__PROBLEM TO SOLVE__:
Take the material below and retype it in full; pictures are left out.
** Start **
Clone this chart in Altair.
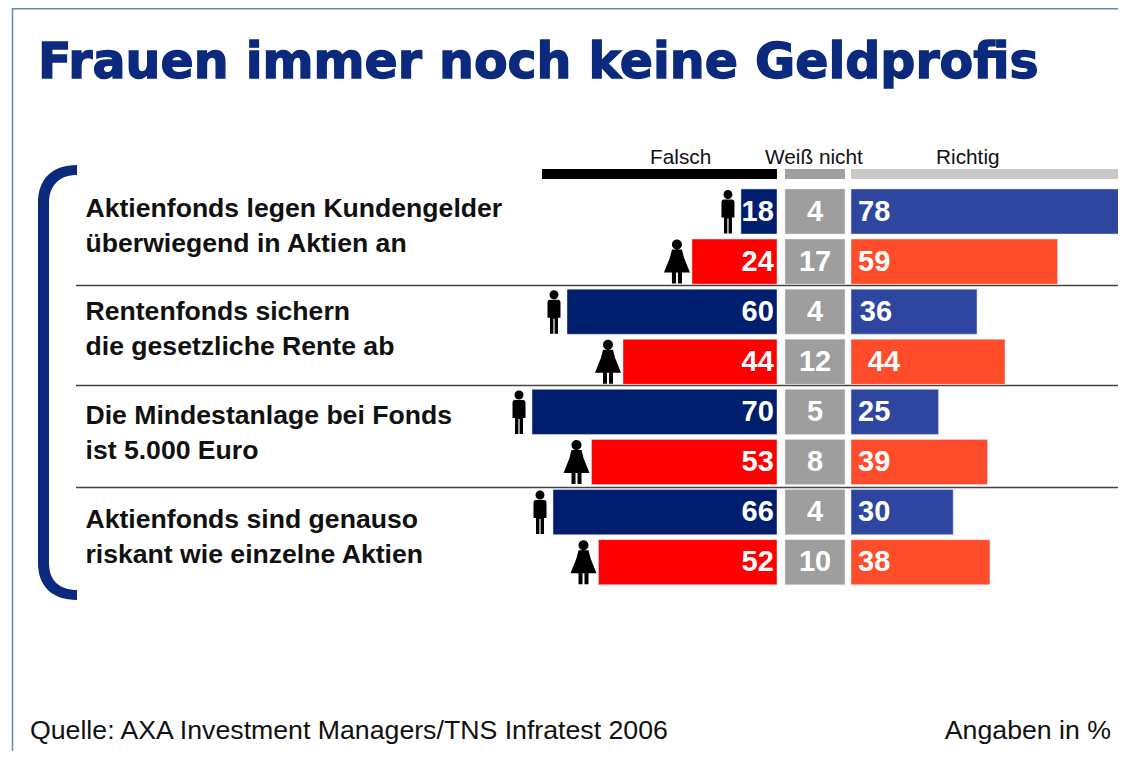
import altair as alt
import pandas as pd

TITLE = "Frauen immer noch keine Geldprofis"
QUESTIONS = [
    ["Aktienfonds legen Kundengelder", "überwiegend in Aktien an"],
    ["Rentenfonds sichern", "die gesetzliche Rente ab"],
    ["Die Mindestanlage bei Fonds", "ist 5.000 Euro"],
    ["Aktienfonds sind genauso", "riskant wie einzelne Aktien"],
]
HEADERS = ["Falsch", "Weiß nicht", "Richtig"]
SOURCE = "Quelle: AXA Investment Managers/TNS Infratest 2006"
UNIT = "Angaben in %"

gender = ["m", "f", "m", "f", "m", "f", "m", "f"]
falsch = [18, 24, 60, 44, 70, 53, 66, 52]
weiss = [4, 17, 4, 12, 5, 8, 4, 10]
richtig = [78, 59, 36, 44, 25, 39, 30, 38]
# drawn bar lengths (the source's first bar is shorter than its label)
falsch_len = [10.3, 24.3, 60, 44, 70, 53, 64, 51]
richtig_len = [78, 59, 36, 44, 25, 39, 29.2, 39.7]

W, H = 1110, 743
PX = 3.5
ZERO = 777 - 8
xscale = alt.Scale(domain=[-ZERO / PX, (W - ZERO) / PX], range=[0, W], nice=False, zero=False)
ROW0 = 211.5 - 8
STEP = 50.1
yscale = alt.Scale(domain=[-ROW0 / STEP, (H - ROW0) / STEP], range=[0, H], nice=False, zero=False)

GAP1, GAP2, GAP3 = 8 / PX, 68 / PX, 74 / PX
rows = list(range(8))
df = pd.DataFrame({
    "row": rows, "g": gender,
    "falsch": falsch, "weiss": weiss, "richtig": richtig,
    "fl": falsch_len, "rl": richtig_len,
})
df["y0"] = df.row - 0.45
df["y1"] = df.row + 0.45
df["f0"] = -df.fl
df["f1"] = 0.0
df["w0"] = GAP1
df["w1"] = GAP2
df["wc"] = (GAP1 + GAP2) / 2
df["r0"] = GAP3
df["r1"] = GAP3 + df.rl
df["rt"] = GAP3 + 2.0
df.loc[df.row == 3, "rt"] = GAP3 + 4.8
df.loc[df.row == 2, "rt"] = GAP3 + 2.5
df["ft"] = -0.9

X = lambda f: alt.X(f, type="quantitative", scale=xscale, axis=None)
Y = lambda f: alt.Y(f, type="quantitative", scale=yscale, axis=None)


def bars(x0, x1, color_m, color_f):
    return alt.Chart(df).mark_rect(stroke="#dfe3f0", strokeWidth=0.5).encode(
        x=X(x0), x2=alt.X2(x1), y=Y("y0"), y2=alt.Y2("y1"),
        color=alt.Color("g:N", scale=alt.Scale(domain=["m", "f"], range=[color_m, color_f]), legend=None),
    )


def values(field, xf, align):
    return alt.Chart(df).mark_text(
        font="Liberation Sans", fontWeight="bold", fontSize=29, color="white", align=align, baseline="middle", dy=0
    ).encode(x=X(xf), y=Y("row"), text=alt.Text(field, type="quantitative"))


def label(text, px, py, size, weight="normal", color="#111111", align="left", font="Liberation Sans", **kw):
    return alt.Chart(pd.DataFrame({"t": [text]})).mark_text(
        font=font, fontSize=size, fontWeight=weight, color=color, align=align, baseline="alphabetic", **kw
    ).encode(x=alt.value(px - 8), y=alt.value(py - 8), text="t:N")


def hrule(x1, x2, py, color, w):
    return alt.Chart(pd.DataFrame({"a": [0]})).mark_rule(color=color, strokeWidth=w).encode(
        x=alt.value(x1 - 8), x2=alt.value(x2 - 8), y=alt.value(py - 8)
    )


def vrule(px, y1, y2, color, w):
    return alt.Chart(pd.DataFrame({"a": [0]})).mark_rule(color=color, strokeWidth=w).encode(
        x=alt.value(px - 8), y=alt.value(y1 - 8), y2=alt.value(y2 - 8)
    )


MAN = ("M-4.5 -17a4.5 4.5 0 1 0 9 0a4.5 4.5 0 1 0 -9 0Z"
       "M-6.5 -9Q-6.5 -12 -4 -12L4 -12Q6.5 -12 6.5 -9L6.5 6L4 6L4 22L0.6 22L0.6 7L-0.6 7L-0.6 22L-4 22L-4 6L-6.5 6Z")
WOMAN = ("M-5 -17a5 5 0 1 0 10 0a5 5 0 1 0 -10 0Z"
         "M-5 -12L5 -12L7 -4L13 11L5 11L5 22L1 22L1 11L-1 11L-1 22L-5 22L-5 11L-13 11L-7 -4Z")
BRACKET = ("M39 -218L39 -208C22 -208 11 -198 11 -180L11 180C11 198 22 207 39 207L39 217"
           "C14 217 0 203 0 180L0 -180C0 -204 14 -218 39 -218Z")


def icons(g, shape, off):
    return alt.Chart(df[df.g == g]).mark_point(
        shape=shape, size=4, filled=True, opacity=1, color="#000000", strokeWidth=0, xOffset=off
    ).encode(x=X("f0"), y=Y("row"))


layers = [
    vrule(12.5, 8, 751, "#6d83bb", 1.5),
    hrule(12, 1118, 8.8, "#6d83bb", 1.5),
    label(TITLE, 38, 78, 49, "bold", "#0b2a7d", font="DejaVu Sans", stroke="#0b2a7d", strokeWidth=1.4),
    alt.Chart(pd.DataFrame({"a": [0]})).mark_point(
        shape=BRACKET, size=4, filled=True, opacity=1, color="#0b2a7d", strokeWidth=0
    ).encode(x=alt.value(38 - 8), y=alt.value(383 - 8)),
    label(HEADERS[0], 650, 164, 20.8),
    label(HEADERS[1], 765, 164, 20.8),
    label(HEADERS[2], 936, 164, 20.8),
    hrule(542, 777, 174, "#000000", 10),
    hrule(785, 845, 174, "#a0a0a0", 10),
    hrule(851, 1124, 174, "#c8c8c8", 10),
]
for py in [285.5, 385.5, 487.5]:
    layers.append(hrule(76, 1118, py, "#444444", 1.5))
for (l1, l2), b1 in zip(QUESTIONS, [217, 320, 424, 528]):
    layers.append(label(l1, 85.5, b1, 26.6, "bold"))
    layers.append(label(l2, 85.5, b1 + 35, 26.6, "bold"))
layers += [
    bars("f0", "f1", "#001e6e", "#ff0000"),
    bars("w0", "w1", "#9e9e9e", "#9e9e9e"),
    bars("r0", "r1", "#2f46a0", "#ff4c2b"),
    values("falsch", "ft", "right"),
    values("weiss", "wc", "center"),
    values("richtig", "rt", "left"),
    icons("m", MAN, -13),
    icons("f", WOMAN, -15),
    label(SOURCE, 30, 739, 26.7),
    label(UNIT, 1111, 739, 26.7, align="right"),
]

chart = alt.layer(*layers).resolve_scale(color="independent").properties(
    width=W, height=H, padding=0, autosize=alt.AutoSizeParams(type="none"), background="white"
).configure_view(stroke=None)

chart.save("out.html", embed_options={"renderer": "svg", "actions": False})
** End **
__EXERCISE RESULT__:
Clone this chart in Altair.
import altair as alt
import pandas as pd

TITLE = "Frauen immer noch keine Geldprofis"
QUESTIONS = [
    ["Aktienfonds legen Kundengelder", "überwiegend in Aktien an"],
    ["Rentenfonds sichern", "die gesetzliche Rente ab"],
    ["Die Mindestanlage bei Fonds", "ist 5.000 Euro"],
    ["Aktienfonds sind genauso", "riskant wie einzelne Aktien"],
]
HEADERS = ["Falsch", "Weiß nicht", "Richtig"]
SOURCE = "Quelle: AXA Investment Managers/TNS Infratest 2006"
UNIT = "Angaben in %"

gender = ["m", "f", "m", "f", "m", "f", "m", "f"]
falsch = [18, 24, 60, 44, 70, 53, 66, 52]
weiss = [4, 17, 4, 12, 5, 8, 4, 10]
richtig = [78, 59, 36, 44, 25, 39, 30, 38]
# drawn bar lengths (the source's first bar is shorter than its label)
falsch_len = [10.3, 24.3, 60, 44, 70, 53, 64, 51]
richtig_len = [78, 59, 36, 44, 25, 39, 29.2, 39.7]

W, H = 1110, 743
PX = 3.5
ZERO = 777 - 8
xscale = alt.Scale(domain=[-ZERO / PX, (W - ZERO) / PX], range=[0, W], nice=False, zero=False)
ROW0 = 211.5 - 8
STEP = 50.1
yscale = alt.Scale(domain=[-ROW0 / STEP, (H - ROW0) / STEP], range=[0, H], nice=False, zero=False)

GAP1, GAP2, GAP3 = 8 / PX, 68 / PX, 74 / PX
rows = list(range(8))
df = pd.DataFrame({
    "row": rows, "g": gender,
    "falsch": falsch, "weiss": weiss, "richtig": richtig,
    "fl": falsch_len, "rl": richtig_len,
})
df["y0"] = df.row - 0.45
df["y1"] = df.row + 0.45
df["f0"] = -df.fl
df["f1"] = 0.0
df["w0"] = GAP1
df["w1"] = GAP2
df["wc"] = (GAP1 + GAP2) / 2
df["r0"] = GAP3
df["r1"] = GAP3 + df.rl
df["rt"] = GAP3 + 2.0
df.loc[df.row == 3, "rt"] = GAP3 + 4.8
df.loc[df.row == 2, "rt"] = GAP3 + 2.5
df["ft"] = -0.9

X = lambda f: alt.X(f, type="quantitative", scale=xscale, axis=None)
Y = lambda f: alt.Y(f, type="quantitative", scale=yscale, axis=None)


def bars(x0, x1, color_m, color_f):
    return alt.Chart(df).mark_rect(stroke="#dfe3f0", strokeWidth=0.5).encode(
        x=X(x0), x2=alt.X2(x1), y=Y("y0"), y2=alt.Y2("y1"),
        color=alt.Color("g:N", scale=alt.Scale(domain=["m", "f"], range=[color_m, color_f]), legend=None),
    )


def values(field, xf, align):
    return alt.Chart(df).mark_text(
        font="Liberation Sans", fontWeight="bold", fontSize=29, color="white", align=align, baseline="middle", dy=0
    ).encode(x=X(xf), y=Y("row"), text=alt.Text(field, type="quantitative"))


def label(text, px, py, size, weight="normal", color="#111111", align="left", font="Liberation Sans", **kw):
    return alt.Chart(pd.DataFrame({"t": [text]})).mark_text(
        font=font, fontSize=size, fontWeight=weight, color=color, align=align, baseline="alphabetic", **kw
    ).encode(x=alt.value(px - 8), y=alt.value(py - 8), text="t:N")


def hrule(x1, x2, py, color, w):
    return alt.Chart(pd.DataFrame({"a": [0]})).mark_rule(color=color, strokeWidth=w).encode(
        x=alt.value(x1 - 8), x2=alt.value(x2 - 8), y=alt.value(py - 8)
    )


def vrule(px, y1, y2, color, w):
    return alt.Chart(pd.DataFrame({"a": [0]})).mark_rule(color=color, strokeWidth=w).encode(
        x=alt.value(px - 8), y=alt.value(y1 - 8), y2=alt.value(y2 - 8)
    )


MAN = ("M-4.5 -17a4.5 4.5 0 1 0 9 0a4.5 4.5 0 1 0 -9 0Z"
       "M-6.5 -9Q-6.5 -12 -4 -12L4 -12Q6.5 -12 6.5 -9L6.5 6L4 6L4 22L0.6 22L0.6 7L-0.6 7L-0.6 22L-4 22L-4 6L-6.5 6Z")
WOMAN = ("M-5 -17a5 5 0 1 0 10 0a5 5 0 1 0 -10 0Z"
         "M-5 -12L5 -12L7 -4L13 11L5 11L5 22L1 22L1 11L-1 11L-1 22L-5 22L-5 11L-13 11L-7 -4Z")
BRACKET = ("M39 -218L39 -208C22 -208 11 -198 11 -180L11 180C11 198 22 207 39 207L39 217"
           "C14 217 0 203 0 180L0 -180C0 -204 14 -218 39 -218Z")


def icons(g, shape, off):
    return alt.Chart(df[df.g == g]).mark_point(
        shape=shape, size=4, filled=True, opacity=1, color="#000000", strokeWidth=0, xOffset=off
    ).encode(x=X("f0"), y=Y("row"))


layers = [
    vrule(12.5, 8, 751, "#6d83bb", 1.5),
    hrule(12, 1118, 8.8, "#6d83bb", 1.5),
    label(TITLE, 38, 78, 49, "bold", "#0b2a7d", font="DejaVu Sans", stroke="#0b2a7d", strokeWidth=1.4),
    alt.Chart(pd.DataFrame({"a": [0]})).mark_point(
        shape=BRACKET, size=4, filled=True, opacity=1, color="#0b2a7d", strokeWidth=0
    ).encode(x=alt.value(38 - 8), y=alt.value(383 - 8)),
    label(HEADERS[0], 650, 164, 20.8),
    label(HEADERS[1], 765, 164, 20.8),
    label(HEADERS[2], 936, 164, 20.8),
    hrule(542, 777, 174, "#000000", 10),
    hrule(785, 845, 174, "#a0a0a0", 10),
    hrule(851, 1124, 174, "#c8c8c8", 10),
]
for py in [285.5, 385.5, 487.5]:
    layers.append(hrule(76, 1118, py, "#444444", 1.5))
for (l1, l2), b1 in zip(QUESTIONS, [217, 320, 424, 528]):
    layers.append(label(l1, 85.5, b1, 26.6, "bold"))
    layers.append(label(l2, 85.5, b1 + 35, 26.6, "bold"))
layers += [
    bars("f0", "f1", "#001e6e", "#ff0000"),
    bars("w0", "w1", "#9e9e9e", "#9e9e9e"),
    bars("r0", "r1", "#2f46a0", "#ff4c2b"),
    values("falsch", "ft", "right"),
    values("weiss", "wc", "center"),
    values("richtig", "rt", "left"),
    icons("m", MAN, -13),
    icons("f", WOMAN, -15),
    label(SOURCE, 30, 739, 26.7),
    label(UNIT, 1111, 739, 26.7, align="right"),
]

chart = alt.layer(*layers).resolve_scale(color="independent").properties(
    width=W, height=H, padding=0, autosize=alt.AutoSizeParams(type="none"), background="white"
).configure_view(stroke=None)

chart.save("out.html", embed_options={"renderer": "svg", "actions": False})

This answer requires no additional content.